RENOWNED restaurateur Andy Lennox was 21 when he launched Koh ten years ago which went on to become one of the most successful Thai restaurant groups in the south west.

So there has been much intrigue surrounding his latest venture Zim Braai, which opens its doors on Thursday, December 6.

Zim Braai in Ashley Cross, will specialise in dishes inspired by traditional southern African food with a focus on fresh, seasonal ingredients sourced locally where possible.

We caught up with Andy to get a taste of what diners can expect...

What inspired you to focus on Southern African food?

"I felt the UK restaurant sector was missing an accessible African concept," says Andy.

"Diners are eager for, and highly receptive to international cuisine based upon the success and popularity of various distinct flavours and ways of serving food that have emerged in recent years. I’ve been exploring Southern African food culture for a while and I decided that I wanted to deliver it as a new proposition – its bold, it has so many flavours and there is so much to choose from.

Tell us more about what's on the menu?

Slow cooked Braai’d meats and game, grilled fish, amazing stews and curries, loads of flavours – healthy, hearty “good for you” food. There is something for everyone, it offers a tantalising new foodie experience for the taste buds! It’s not just South Africa, but Southern Africa, and that encompasses a world of styles, recipes and ingredients.

What are some of your favourite dishes on the new menu?

The Zimbabwean Dovi – which is a hearty, peanut based stew is becoming a firm favourite, the grilled seabass is going to be amazing & the Forrester Steak Tartare named after the legendary wine maker is truly awesome. Also, launching in winter means that the warming potije stews and curries are a going to go down a storm. Not to mention the serious meat we have on the menu.

You hope the restaurant will also be a favourite amongst vegetarians and vegans, why?

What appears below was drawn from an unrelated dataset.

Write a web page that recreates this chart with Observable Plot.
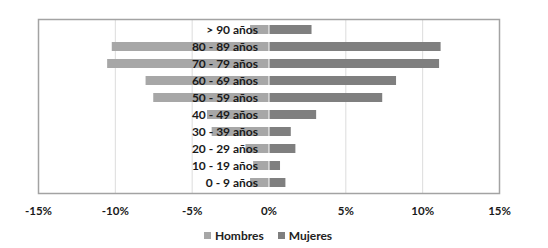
<!DOCTYPE html>
<html>
<head>
<meta charset="utf-8">
<script src="https://cdn.jsdelivr.net/npm/d3@7"></script>
<script src="https://cdn.jsdelivr.net/npm/@observablehq/plot@0.6"></script>
<style>
  html, body { margin: 0; padding: 0; background: #fff; }
  #chart { width: 548px; }
  .legend { display: flex; justify-content: center; align-items: center; gap: 14px; height: 26px;
    font: bold 12px Lato, "Liberation Sans", sans-serif; color: #222; margin-left: -12px; }
  .legend span.sw { display: inline-block; width: 7px; height: 7px; margin-right: 4px; vertical-align: middle; position: relative; top: -1px; }
</style>
</head>
<body>
<div id="chart"></div>
<script>
const ages = ["> 90 años", "80 - 89 años", "70 - 79 años", "60 - 69 años", "50 - 59 años",
              "40 - 49 años", "30 - 39 años", "20 - 29 años", "10 - 19 años", "0 - 9 años"];
const hombres = [1.2, 10.2, 10.5, 8.0, 7.5, 4.0, 3.7, 1.5, 1.0, 1.2];
const mujeres = [2.8, 11.2, 11.1, 8.3, 7.4, 3.1, 1.45, 1.75, 0.75, 1.1];
const xTicks = [-15, -10, -5, 0, 5, 10, 15];
const gridTicks = [-10, -5, 5, 10];
const series = ["Hombres", "Mujeres"];
const colors = ["#a7a7a7", "#7f7f7f"];

const rows = ages.map((a, i) => ({age: a, h: hombres[i], m: mujeres[i]}));

const plot = Plot.plot({
  width: 548,
  height: 222,
  marginLeft: 38,
  marginRight: 49,
  marginTop: 19,
  marginBottom: 29,
  style: {fontFamily: "Lato, 'Liberation Sans', sans-serif", fontSize: "11.5px", color: "#1a1a1a", background: "#fff"},
  x: {domain: [-15, 15], ticks: xTicks, tickFormat: d => d + "%", tickSize: 0, tickPadding: 13, label: null},
  y: {domain: ages, paddingInner: 0.5, paddingOuter: 0.25, axis: null},
  marks: [
    Plot.ruleX(gridTicks, {stroke: "#dcdcdc", strokeWidth: 1}),
    Plot.barX(rows, {y: "age", x1: 0, x2: d => -d.h, fill: colors[0]}),
    Plot.barX(rows, {y: "age", x1: 0, x2: d => d.m, fill: colors[1], insetLeft: 1}),
    Plot.text(rows, {y: "age", x: 0, text: "age", textAnchor: "end", dx: -11, fontSize: 12, fontWeight: "bold", fill: "#1a1a1a"}),
    Plot.frame({stroke: "#a3a3a3", strokeWidth: 1.5}),
    Plot.axisX({ticks: xTicks, tickFormat: d => d + "%", tickSize: 0, tickPadding: 13, fontWeight: "bold", label: null})
  ]
});
plot.querySelectorAll("text").forEach(t => t.style.fontWeight = "bold");
document.getElementById("chart").appendChild(plot);

const legend = document.createElement("div");
legend.className = "legend";
series.forEach((s, i) => {
  const item = document.createElement("div");
  const sw = document.createElement("span");
  sw.className = "sw";
  sw.style.background = colors[i];
  item.appendChild(sw);
  item.appendChild(document.createTextNode(s));
  legend.appendChild(item);
});
document.getElementById("chart").appendChild(legend);
</script>
</body>
</html>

Yes – whilst the braai is traditional for big meats and game which is very much where we are focused and frankly it’s going to be a meat-eaters heaven, but, with the increasing take-up of what people call plant-based or flexitarian eating for a day or so each week or as a lifestyle choice, we are also going to incorporate some awesome grilled dishes like zucchini and aubergine as well as the Mozam Vegetable stew (amongst others) we can create dishes rich in vegetables, fruit, beans, herbs, spices and traditional sauces. Salads, rice, soups and breads – all can be meat/fish free.

Andy says he hoped to open several Zim Braai restaurants across his native Dorset over the next few years.

"I must admit I was nervous when we launched our first Thai tapas offering 10 years ago, but here I am, at the start of another new adventure, after an amazing decade building Koh."